Demolition by neglect refers to the practice of allowing a building to deteriorate to the point that demolition becomes necessary or restoration becomes unreasonable. The practice has been used by property owners as a means of sidestepping historic preservation laws by providing justification for the demolition of historical buildings. In order to prevent demolition by neglect, a number of cities have adopted ordinances requiring property owners to properly maintain historical buildings.

== Challenges in enforcement ==
Enforcing anti-neglect ordinances poses challenges.

== Example cases ==

- DBN featured in Eastern Female High School and the Hendler Creamery building in Baltimore, USA.

- Hotel Yugoslavia, Belgrade: This landmark faced potential demolition due to prolonged neglect, sparking public opposition and debates over heritage preservation.

- India Buildings, Glasgow: After years of neglect, this historic structure was demolished, raising concerns about the loss of architectural heritage and the effectiveness of preservation laws.

- Harborplace in Baltimore, Maryland: This iconic festival marketplace, once the crown jewel of The Rouse Company's urban renewal projects, suffered from numerous problems from Ashkenazy Acquisition Corporation's lack of maintenance, such as failed HVAC, mold build-up, rodent infestations, non-functional escalators, and a broken fire sprinkler system following a fire that occurred in the Light Street Pavilion's Ripley's Believe It or Not! museum in April 2017. It was bad enough that the pavilions were placed on receivership in 2019 and were announced for demolition in 2023. Harborplace will officially close its doors as a festival marketplace and will be razed in the fall of 2026.

== Preventive measures ==
To prevent demolition by neglect, communities can implement strategies such as regular inspections to identify early signs of neglect, financial incentives like grants and tax credits to support maintenance, and public awareness programs to educate about the importance of preservation.
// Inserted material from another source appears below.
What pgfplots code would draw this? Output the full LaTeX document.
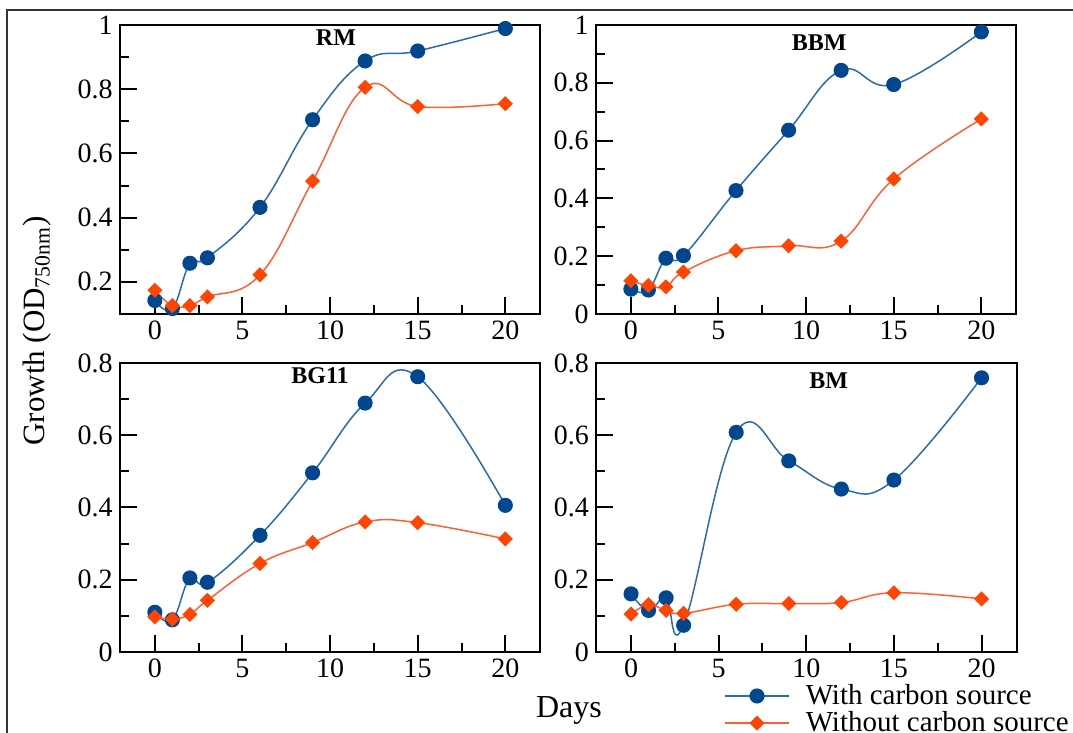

Proactive measures help municipalities protect cultural and historical assets effectively.

==Artistic interventions==
In 2024, the anonymous street artist Lionel created an installation titled "Demolition by Neglect" on Guelph’s historic McQuillan Bridge. By wrapping the bridge in orange material, Lionel highlighted its deteriorating state and drew public attention to issues of cultural heritage preservation. This intervention spurred community discussions on the maintenance of historic structures and led to a swift response from local authorities, who addressed concerns about the bridge’s condition.